Christian Century,  Nov 30, 2004  

These books you should have read in school were chosen by Stephen Granbard, former editor of Daedalus and professor emeritus at Brown (PW Daily, November 8):

* Democracy in America, by Alexis de Tocqueville (University of Chicago Press). First published in 1835, this work extols the U.S. while warning of its vulnerabilities, particularly the "tyranny of the majority."

* An American Dilemma, by Gunnar Myrdal (Transaction). Published in 1944, it documents the centuries of injustice and oppression that made the treatment of black men and women a national and international disgrace.

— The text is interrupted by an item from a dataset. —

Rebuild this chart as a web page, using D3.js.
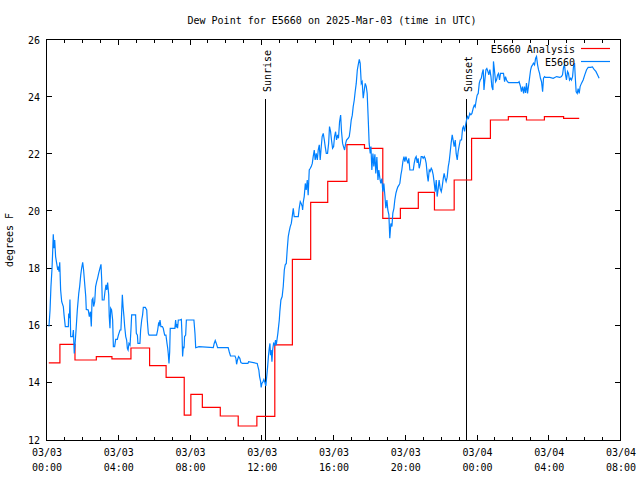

* The Decline and Fall of the Roman Empire, by Edward Gibbon (Penguin). Brilliantly ironic, Gibbon's 1776 masterpiece remains a welcome reminder of the contribution a man of genius can make to an incontestably important theme: the evanescence of empires.

* Hitler: 1889-1936; Hubris and Hitler: 1936-1945, by Ian Kershaw (Norton). This massive two-volume biography is an incomparably erudite study of the tyrant whose rise and Fall reminds us of the folly of nations and of the thin veneer civilized behavior proves to be in a troubled age.

* Road From Coorain, by Jill Ker Conway (Vintage). A moving autobiography from a writer raised in a world too little known: the Australian outback. From that context, Conway offers a book that manages to reveal a great deal about the 20th century.

* Pride and Prejudice, by Jane Austen (Bantam). This work by a very young woman shows an understanding of the human heart that has rarely been surpassed.